[Begin Information shown]

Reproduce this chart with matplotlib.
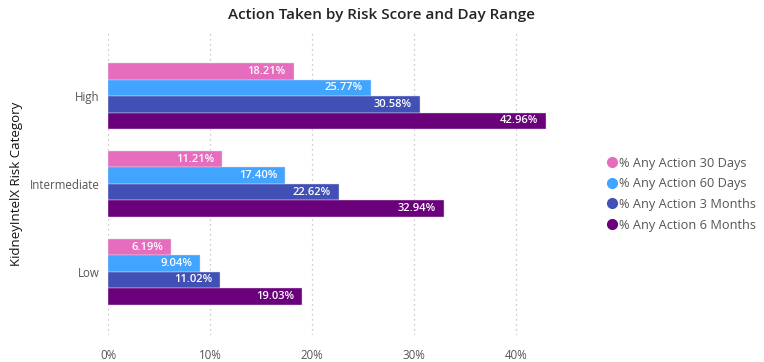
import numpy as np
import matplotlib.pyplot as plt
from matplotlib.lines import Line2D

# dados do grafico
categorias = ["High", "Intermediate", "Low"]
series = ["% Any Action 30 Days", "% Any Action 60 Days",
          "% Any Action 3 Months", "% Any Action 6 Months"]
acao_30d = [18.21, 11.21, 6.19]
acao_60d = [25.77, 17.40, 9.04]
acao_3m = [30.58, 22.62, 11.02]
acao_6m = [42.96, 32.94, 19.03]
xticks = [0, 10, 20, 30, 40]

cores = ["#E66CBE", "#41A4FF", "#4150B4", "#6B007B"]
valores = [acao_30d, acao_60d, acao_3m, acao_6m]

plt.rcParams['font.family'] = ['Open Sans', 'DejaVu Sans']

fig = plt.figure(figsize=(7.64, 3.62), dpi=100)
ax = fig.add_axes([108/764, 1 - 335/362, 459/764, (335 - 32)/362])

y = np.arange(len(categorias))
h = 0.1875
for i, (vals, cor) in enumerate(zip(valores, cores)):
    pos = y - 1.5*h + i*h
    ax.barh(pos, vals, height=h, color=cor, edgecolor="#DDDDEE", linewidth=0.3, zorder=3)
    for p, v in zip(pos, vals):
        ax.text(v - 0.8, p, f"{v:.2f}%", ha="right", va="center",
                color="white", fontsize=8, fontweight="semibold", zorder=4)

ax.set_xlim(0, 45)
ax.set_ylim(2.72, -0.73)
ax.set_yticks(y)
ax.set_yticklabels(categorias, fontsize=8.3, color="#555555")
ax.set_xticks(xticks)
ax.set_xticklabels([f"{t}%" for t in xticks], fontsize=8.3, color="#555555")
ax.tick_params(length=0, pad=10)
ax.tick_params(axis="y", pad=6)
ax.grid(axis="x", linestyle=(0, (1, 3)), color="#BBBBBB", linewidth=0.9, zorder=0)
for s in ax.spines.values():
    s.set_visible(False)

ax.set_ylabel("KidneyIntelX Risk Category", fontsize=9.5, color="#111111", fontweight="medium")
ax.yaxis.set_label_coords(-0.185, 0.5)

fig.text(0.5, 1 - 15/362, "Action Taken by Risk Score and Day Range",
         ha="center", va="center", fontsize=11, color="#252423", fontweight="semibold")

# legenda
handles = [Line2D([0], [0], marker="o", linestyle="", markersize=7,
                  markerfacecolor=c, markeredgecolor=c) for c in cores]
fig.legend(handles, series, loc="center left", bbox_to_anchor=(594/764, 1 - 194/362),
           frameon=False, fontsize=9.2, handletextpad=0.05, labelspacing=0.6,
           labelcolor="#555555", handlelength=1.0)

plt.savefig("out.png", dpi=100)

[End Information shown]

Reproduce the listing word for word and omit its pictures.

* Completed exercise:
Reproduce this chart with matplotlib.
import numpy as np
import matplotlib.pyplot as plt
from matplotlib.lines import Line2D

# dados do grafico
categorias = ["High", "Intermediate", "Low"]
series = ["% Any Action 30 Days", "% Any Action 60 Days",
          "% Any Action 3 Months", "% Any Action 6 Months"]
acao_30d = [18.21, 11.21, 6.19]
acao_60d = [25.77, 17.40, 9.04]
acao_3m = [30.58, 22.62, 11.02]
acao_6m = [42.96, 32.94, 19.03]
xticks = [0, 10, 20, 30, 40]

cores = ["#E66CBE", "#41A4FF", "#4150B4", "#6B007B"]
valores = [acao_30d, acao_60d, acao_3m, acao_6m]

plt.rcParams['font.family'] = ['Open Sans', 'DejaVu Sans']

fig = plt.figure(figsize=(7.64, 3.62), dpi=100)
ax = fig.add_axes([108/764, 1 - 335/362, 459/764, (335 - 32)/362])

y = np.arange(len(categorias))
h = 0.1875
for i, (vals, cor) in enumerate(zip(valores, cores)):
    pos = y - 1.5*h + i*h
    ax.barh(pos, vals, height=h, color=cor, edgecolor="#DDDDEE", linewidth=0.3, zorder=3)
    for p, v in zip(pos, vals):
        ax.text(v - 0.8, p, f"{v:.2f}%", ha="right", va="center",
                color="white", fontsize=8, fontweight="semibold", zorder=4)

ax.set_xlim(0, 45)
ax.set_ylim(2.72, -0.73)
ax.set_yticks(y)
ax.set_yticklabels(categorias, fontsize=8.3, color="#555555")
ax.set_xticks(xticks)
ax.set_xticklabels([f"{t}%" for t in xticks], fontsize=8.3, color="#555555")
ax.tick_params(length=0, pad=10)
ax.tick_params(axis="y", pad=6)
ax.grid(axis="x", linestyle=(0, (1, 3)), color="#BBBBBB", linewidth=0.9, zorder=0)
for s in ax.spines.values():
    s.set_visible(False)

ax.set_ylabel("KidneyIntelX Risk Category", fontsize=9.5, color="#111111", fontweight="medium")
ax.yaxis.set_label_coords(-0.185, 0.5)

fig.text(0.5, 1 - 15/362, "Action Taken by Risk Score and Day Range",
         ha="center", va="center", fontsize=11, color="#252423", fontweight="semibold")

# legenda
handles = [Line2D([0], [0], marker="o", linestyle="", markersize=7,
                  markerfacecolor=c, markeredgecolor=c) for c in cores]
fig.legend(handles, series, loc="center left", bbox_to_anchor=(594/764, 1 - 194/362),
           frameon=False, fontsize=9.2, handletextpad=0.05, labelspacing=0.6,
           labelcolor="#555555", handlelength=1.0)

plt.savefig("out.png", dpi=100)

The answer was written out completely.